• TASK REQUIREMENTS:
Return the line containing "The picture is", the line containing "from matplotlib.colors import", and every line between them, exactly as they stand. Output nothing else.
======== GIVEN MATERIAL ========
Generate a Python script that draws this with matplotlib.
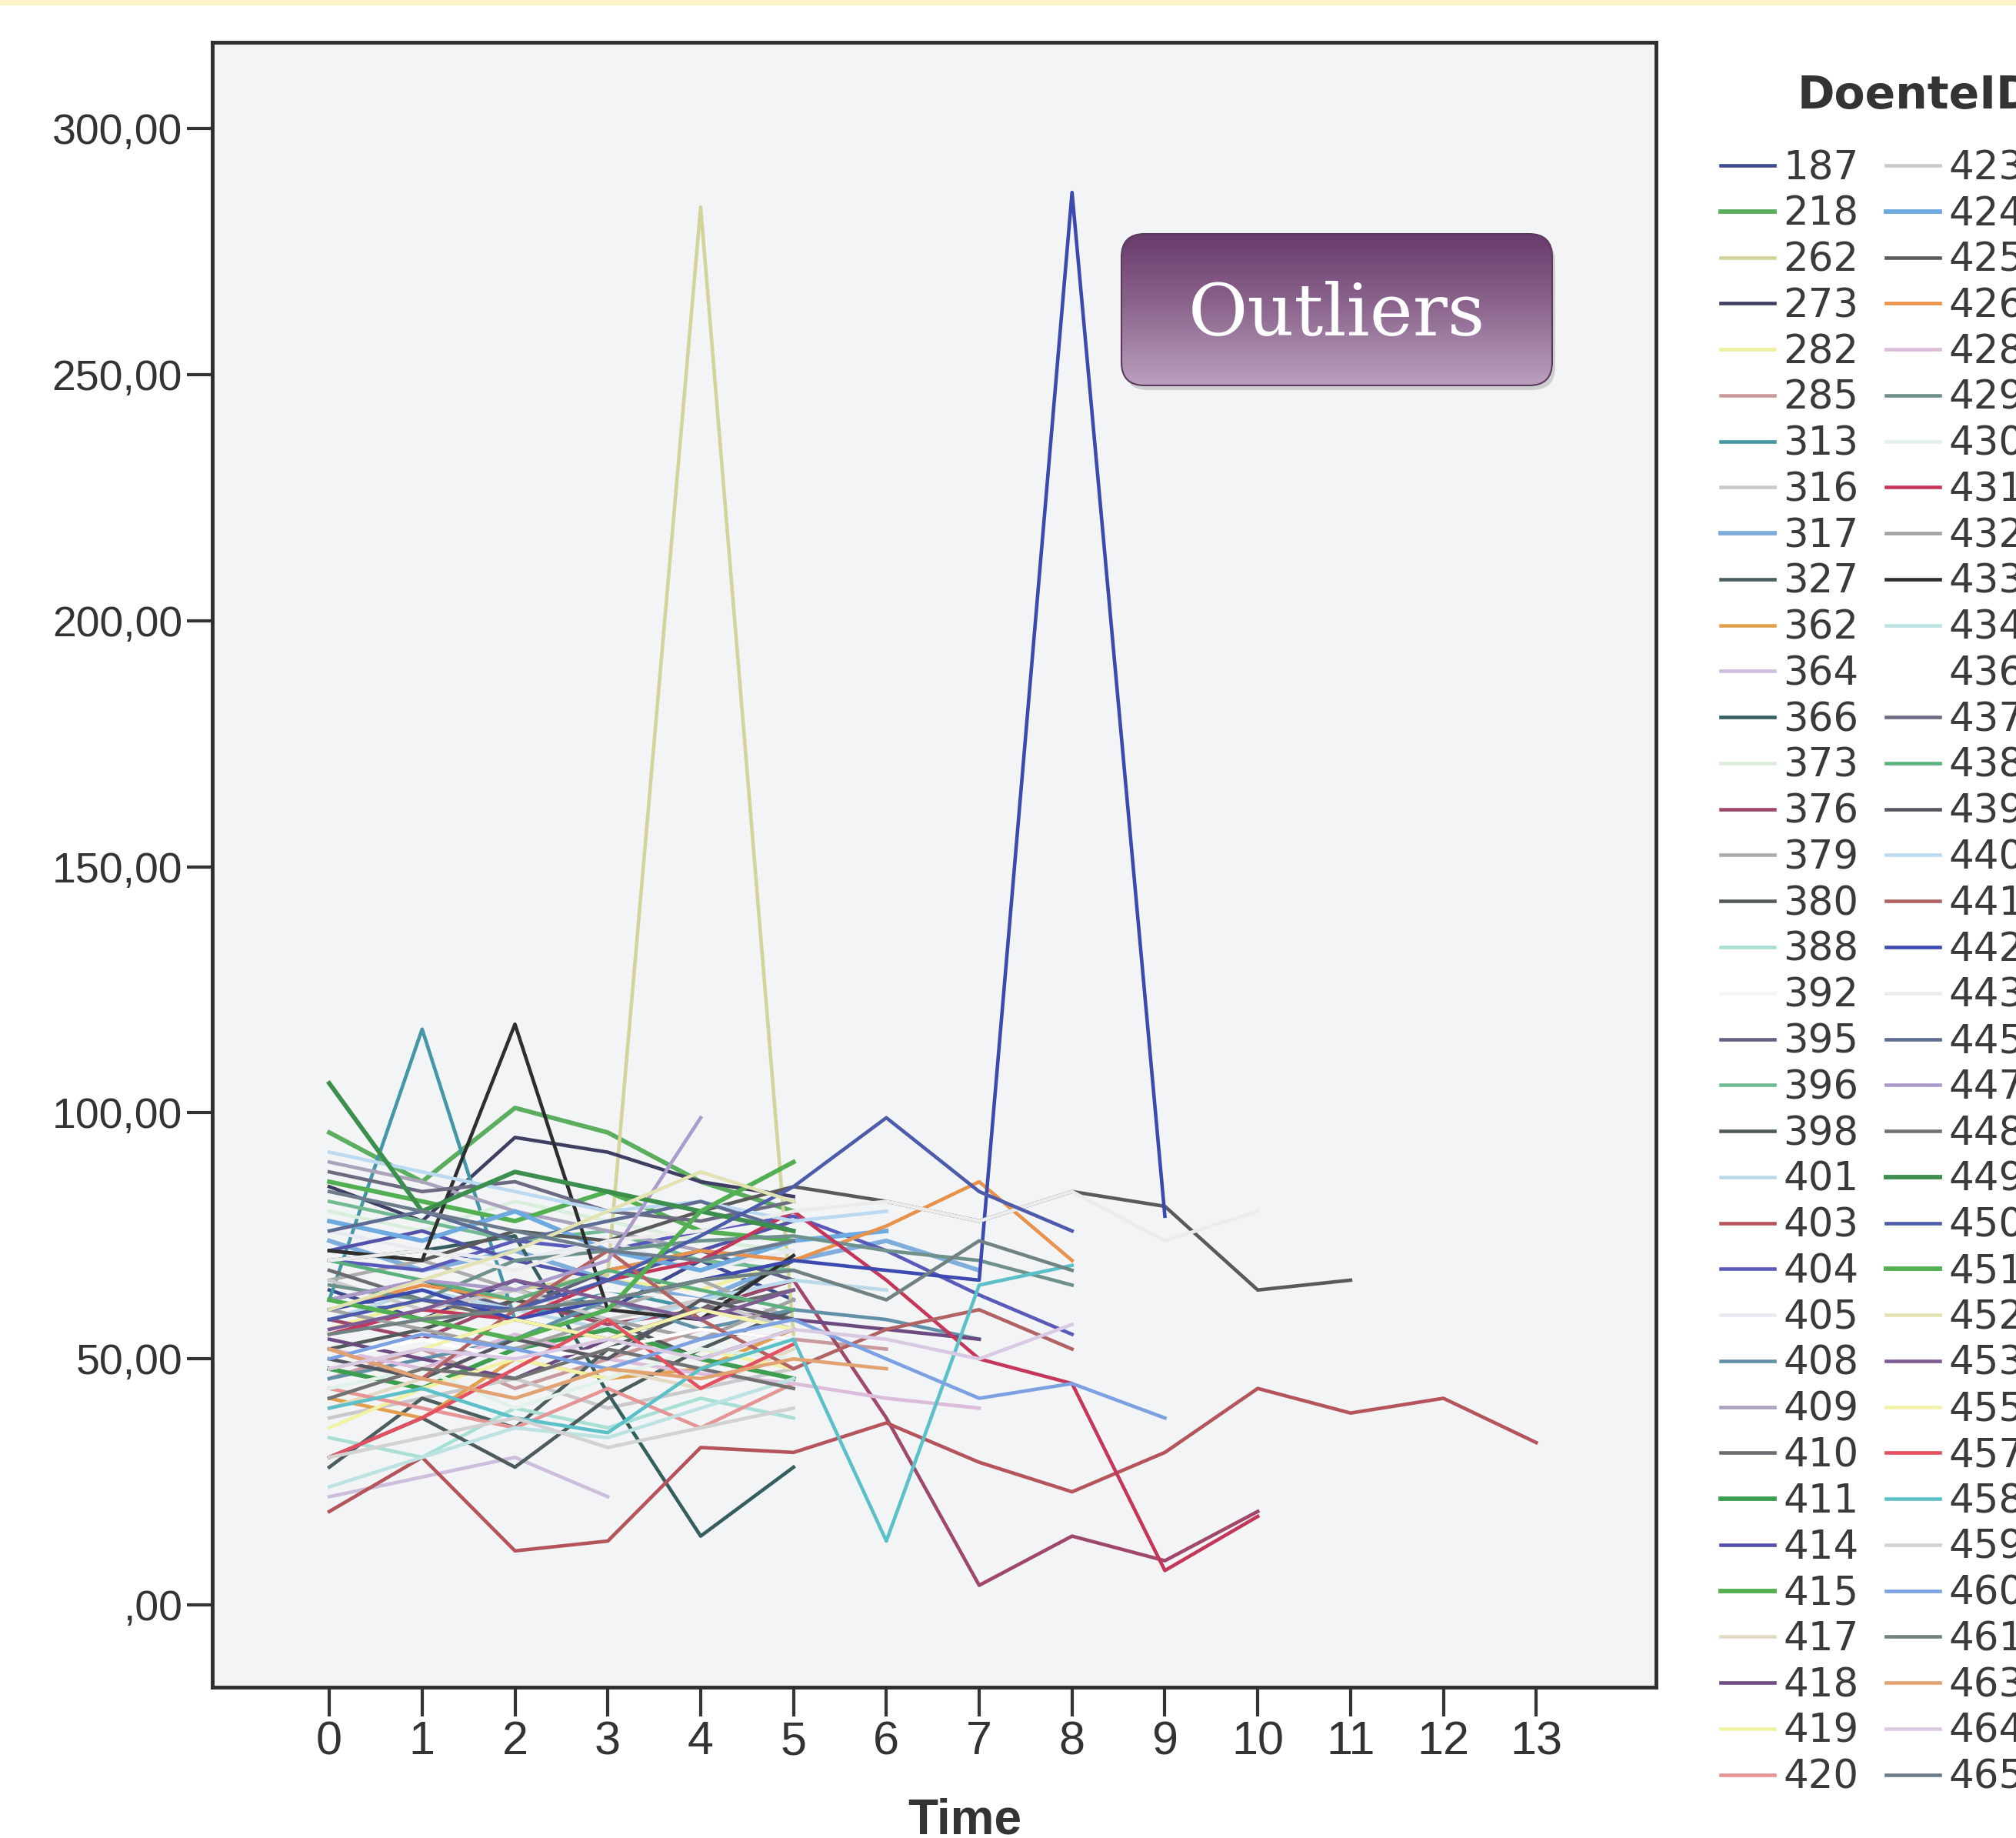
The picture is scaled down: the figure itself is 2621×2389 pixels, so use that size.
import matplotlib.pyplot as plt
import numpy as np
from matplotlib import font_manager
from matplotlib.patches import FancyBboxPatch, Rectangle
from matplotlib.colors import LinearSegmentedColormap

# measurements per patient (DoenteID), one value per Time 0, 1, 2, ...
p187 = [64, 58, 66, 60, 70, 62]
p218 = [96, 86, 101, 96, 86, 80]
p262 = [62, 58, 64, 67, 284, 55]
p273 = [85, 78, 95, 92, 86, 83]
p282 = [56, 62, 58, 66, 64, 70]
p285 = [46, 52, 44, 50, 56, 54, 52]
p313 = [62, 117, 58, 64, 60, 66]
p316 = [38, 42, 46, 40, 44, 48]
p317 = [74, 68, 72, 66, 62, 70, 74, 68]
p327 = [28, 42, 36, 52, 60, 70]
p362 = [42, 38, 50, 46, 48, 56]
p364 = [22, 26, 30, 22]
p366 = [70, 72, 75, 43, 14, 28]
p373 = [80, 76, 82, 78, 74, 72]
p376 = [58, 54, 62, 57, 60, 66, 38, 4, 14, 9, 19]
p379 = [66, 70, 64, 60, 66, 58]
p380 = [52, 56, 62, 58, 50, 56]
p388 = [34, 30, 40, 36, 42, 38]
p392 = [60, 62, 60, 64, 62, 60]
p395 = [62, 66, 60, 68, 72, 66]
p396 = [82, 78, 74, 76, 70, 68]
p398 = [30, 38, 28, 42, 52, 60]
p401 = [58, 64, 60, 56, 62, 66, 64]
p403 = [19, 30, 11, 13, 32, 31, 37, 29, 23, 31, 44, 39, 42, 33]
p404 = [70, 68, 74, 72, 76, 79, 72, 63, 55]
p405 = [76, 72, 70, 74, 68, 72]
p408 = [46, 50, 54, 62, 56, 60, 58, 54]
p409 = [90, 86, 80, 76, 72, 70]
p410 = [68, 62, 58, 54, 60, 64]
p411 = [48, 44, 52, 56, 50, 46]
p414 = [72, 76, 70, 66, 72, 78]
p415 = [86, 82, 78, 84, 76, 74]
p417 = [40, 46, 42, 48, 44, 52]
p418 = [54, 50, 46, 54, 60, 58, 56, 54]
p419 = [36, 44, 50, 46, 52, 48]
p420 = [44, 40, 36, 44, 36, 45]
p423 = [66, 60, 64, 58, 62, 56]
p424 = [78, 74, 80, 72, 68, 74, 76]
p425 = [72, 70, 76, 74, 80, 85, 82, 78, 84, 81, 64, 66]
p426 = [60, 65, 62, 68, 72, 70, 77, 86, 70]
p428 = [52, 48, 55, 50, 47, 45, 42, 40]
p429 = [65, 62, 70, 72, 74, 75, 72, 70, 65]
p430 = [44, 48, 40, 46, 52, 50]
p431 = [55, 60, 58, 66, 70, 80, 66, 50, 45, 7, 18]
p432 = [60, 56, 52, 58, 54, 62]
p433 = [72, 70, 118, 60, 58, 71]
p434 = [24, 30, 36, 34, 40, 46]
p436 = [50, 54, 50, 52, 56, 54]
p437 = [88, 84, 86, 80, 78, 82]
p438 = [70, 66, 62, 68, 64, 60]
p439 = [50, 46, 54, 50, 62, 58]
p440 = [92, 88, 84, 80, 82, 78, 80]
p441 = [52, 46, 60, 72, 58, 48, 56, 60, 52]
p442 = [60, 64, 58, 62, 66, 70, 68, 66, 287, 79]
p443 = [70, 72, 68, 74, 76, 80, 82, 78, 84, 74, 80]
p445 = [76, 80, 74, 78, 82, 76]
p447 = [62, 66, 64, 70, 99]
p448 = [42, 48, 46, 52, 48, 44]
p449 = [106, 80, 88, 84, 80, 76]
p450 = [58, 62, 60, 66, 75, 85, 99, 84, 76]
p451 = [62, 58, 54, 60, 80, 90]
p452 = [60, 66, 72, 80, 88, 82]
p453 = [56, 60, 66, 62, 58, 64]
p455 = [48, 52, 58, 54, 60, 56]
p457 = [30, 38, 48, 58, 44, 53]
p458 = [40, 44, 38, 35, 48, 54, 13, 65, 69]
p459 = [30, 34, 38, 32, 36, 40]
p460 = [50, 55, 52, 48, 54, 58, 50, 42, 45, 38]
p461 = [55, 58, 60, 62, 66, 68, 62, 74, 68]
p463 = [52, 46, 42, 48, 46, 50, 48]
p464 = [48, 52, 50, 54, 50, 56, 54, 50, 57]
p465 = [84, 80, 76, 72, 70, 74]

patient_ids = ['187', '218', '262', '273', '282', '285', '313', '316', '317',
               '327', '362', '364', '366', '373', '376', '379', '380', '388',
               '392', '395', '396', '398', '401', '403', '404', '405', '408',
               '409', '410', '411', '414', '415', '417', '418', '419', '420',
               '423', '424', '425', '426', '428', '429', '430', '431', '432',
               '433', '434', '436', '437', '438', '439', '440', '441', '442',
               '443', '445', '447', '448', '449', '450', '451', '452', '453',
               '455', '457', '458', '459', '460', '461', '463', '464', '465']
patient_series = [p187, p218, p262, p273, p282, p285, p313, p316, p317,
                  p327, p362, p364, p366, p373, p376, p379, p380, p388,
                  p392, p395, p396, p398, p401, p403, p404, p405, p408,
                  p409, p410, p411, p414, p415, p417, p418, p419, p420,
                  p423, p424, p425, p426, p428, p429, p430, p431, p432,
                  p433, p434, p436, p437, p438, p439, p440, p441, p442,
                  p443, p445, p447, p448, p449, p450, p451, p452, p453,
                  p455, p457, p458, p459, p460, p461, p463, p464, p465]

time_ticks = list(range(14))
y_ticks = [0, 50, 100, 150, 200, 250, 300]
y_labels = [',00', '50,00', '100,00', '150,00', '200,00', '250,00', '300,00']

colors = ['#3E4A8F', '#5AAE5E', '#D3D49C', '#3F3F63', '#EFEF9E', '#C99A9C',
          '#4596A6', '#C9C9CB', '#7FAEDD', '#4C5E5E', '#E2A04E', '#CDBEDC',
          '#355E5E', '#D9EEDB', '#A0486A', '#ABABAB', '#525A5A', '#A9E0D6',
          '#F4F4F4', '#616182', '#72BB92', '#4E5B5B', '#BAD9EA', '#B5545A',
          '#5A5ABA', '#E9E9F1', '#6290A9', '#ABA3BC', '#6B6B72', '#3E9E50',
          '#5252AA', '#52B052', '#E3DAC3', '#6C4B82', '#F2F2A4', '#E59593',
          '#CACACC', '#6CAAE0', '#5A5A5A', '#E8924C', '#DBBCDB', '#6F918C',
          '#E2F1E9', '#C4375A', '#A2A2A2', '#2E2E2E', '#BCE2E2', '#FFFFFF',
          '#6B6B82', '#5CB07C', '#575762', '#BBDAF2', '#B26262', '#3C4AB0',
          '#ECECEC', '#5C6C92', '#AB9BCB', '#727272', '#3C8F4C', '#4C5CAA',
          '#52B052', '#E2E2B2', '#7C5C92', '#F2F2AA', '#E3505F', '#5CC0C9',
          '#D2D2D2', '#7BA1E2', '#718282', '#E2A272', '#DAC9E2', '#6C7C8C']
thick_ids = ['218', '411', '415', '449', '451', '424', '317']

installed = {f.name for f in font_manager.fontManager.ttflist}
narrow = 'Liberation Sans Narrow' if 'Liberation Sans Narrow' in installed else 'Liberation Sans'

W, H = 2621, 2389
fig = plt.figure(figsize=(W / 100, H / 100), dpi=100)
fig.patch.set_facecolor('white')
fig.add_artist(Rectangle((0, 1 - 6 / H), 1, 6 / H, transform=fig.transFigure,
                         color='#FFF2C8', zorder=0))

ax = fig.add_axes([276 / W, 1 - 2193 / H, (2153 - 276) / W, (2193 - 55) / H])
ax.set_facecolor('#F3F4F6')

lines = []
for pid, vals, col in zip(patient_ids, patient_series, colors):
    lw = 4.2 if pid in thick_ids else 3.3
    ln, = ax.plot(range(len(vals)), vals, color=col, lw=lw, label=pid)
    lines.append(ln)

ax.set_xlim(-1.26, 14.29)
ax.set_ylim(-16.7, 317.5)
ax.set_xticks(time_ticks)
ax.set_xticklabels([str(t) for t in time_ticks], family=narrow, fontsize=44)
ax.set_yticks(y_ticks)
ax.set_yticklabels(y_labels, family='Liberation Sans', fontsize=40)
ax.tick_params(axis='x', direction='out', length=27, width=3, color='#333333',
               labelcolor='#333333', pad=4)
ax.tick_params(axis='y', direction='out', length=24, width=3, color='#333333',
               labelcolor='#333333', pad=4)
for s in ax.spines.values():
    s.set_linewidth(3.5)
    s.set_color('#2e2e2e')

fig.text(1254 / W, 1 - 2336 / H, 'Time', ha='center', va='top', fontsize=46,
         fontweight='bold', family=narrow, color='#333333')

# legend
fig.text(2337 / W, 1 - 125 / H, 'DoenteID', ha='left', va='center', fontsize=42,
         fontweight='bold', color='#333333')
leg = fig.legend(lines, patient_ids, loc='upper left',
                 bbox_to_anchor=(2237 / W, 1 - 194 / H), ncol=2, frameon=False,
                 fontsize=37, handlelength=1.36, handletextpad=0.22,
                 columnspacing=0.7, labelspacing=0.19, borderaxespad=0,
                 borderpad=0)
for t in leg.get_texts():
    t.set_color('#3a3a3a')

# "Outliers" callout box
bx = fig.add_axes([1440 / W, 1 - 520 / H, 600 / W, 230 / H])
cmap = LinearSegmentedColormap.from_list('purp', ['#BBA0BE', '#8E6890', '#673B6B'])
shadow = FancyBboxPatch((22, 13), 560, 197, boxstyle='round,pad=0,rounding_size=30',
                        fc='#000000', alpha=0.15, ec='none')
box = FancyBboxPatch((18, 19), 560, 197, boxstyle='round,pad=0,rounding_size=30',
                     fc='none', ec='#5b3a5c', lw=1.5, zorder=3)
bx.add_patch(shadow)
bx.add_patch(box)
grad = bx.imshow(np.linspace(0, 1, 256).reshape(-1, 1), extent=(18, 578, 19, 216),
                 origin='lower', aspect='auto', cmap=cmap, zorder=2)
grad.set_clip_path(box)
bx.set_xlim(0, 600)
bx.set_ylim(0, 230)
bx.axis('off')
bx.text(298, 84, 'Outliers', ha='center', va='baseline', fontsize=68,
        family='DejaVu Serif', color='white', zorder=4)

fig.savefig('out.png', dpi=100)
========
• FULL RESPONSE:
The picture is scaled down: the figure itself is 2621×2389 pixels, so use that size.
import matplotlib.pyplot as plt
import numpy as np
from matplotlib import font_manager
from matplotlib.patches import FancyBboxPatch, Rectangle
from matplotlib.colors import LinearSegmentedColormap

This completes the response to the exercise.